Sensor-Based Scouting Algorithms for Automatic Sampling Tasks in Rough and Large Unstructured Agricultural Fields

Abstract

Labor shortage has prompted researchers to develop scouting robots to facilitate agriculture field sampling tasks. The purpose of this study was to develop and evaluate sensor-based automatic scouting algorithms for planning efficient paths to guide scouting robots over all sampling points in rough unstructured agricultural environments. A triangular mesh map was used to represent the rough agricultural field surface, with the map incrementally built in simulations. The adapted line-sweeping scouting algorithm was composed of two parts: a coverage algorithm that identified a reasonable coverage path to traverse sampling points, while a dynamic path-planning algorithm determined an optimal path between two adjacent sampling points. Sample points were defined a priori, given a desired spatial sampling density, and the coverage path list was defined as those sample points in sequence of the line-sweeping direction. The coverage task was completed when all accessible sampling points had been traversed. The dynamic path-planning algorithm was used to find the optimal path between adjacent sampling points, circumventing any obstacle between them. The sensor-based scouting algorithm was able to cope with different situations with or without an a priori map or in a partly known environment.
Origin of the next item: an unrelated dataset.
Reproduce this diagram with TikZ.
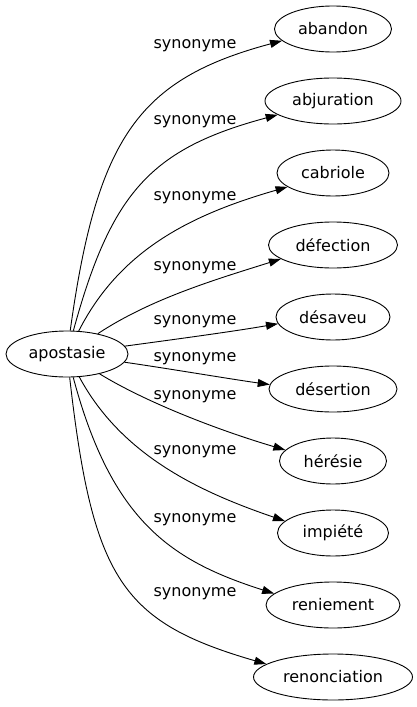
\documentclass[tikz,border=0pt]{standalone}
\usepackage{fontspec}
\setmainfont{DejaVu Sans}
\usetikzlibrary{arrows.meta,shapes.geometric}
\begin{document}
\begin{tikzpicture}[x=1pt,y=-1pt,
  word/.style={ellipse,draw,line width=0.9pt,inner sep=0pt,minimum height=46pt,font=\fontsize{16}{19}\selectfont},
  rel/.style={inner sep=0pt,font=\fontsize{16}{19}\selectfont},
  link/.style={line width=0.9pt,-{Triangle[length=12pt,width=8pt]}}]
\useasboundingbox (0,0) rectangle (417,707);
\node[word,minimum width=122pt] (apo) at (67,354) {apostasie};
\node[word,minimum width=117pt] (n1) at (333,29) {abandon};
\node[word,minimum width=136pt] (n2) at (333,101) {abjuration};
\node[word,minimum width=112pt] (n3) at (333,173) {cabriole};
\node[word,minimum width=129pt] (n4) at (333,245) {défection};
\node[word,minimum width=114pt] (n5) at (333,317) {désaveu};
\node[word,minimum width=128pt] (n6) at (333,389) {désertion};
\node[word,minimum width=107pt] (n7) at (333,461) {hérésie};
\node[word,minimum width=111pt] (n8) at (333,533) {impiété};
\node[word,minimum width=134pt] (n9) at (333,605) {reniement};
\node[word,minimum width=159pt] (n10) at (333,677) {renonciation};
\node[rel] (l1) at (195,46) {synonyme};
\node[rel] (l2) at (195,122) {synonyme};
\node[rel] (l3) at (195,198) {synonyme};
\node[rel] (l4) at (195,268) {synonyme};
\node[rel] (l5) at (195,322) {synonyme};
\node[rel] (l6) at (195,359) {synonyme};
\node[rel] (l7) at (195,397) {synonyme};
\node[rel] (l8) at (195,452) {synonyme};
\node[rel] (l9) at (195,520) {synonyme};
\node[rel] (l10) at (195,594) {synonyme};
\draw[link] (apo) .. controls (97,137) and (139,79) .. (n1.193);
\draw[link] (apo) .. controls (111.4,191.6) and (151.4,148.8) .. (n2.194);
\draw[link] (apo) .. controls (120,250) and (190.5,214.8) .. (n3.197);
\draw[link] (apo) .. controls (151,298.6) and (215.6,279.5) .. (n4.195);
\draw[link] (apo) .. controls (170,340) and (230,332) .. (n5.187);
\draw[link] (apo) .. controls (165,368) and (230,379) .. (n6.176);
\draw[link] (apo) .. controls (149,404) and (222.6,431.5) .. (n7.167);
\draw[link] (apo) .. controls (122,456.5) and (201.8,492.6) .. (n8.166);
\draw[link] (apo) .. controls (111.8,521.9) and (171.9,561) .. (n9.169);
\draw[link] (apo) .. controls (92.65,579.3) and (121.75,622.2) .. (n10.169);
\end{tikzpicture}
\end{document}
The performance of this algorithm has also been evaluated by comparing with two other methods via simulations. Results showed that the path length, energy requirements, and time requirements of the adapted line-sweeping method were less than those for the potential function method and the bug method for four different physical starting points within a single agricultural field. Further, the number of scans required using the adapted line-sweeping method was less than those required for the bug method.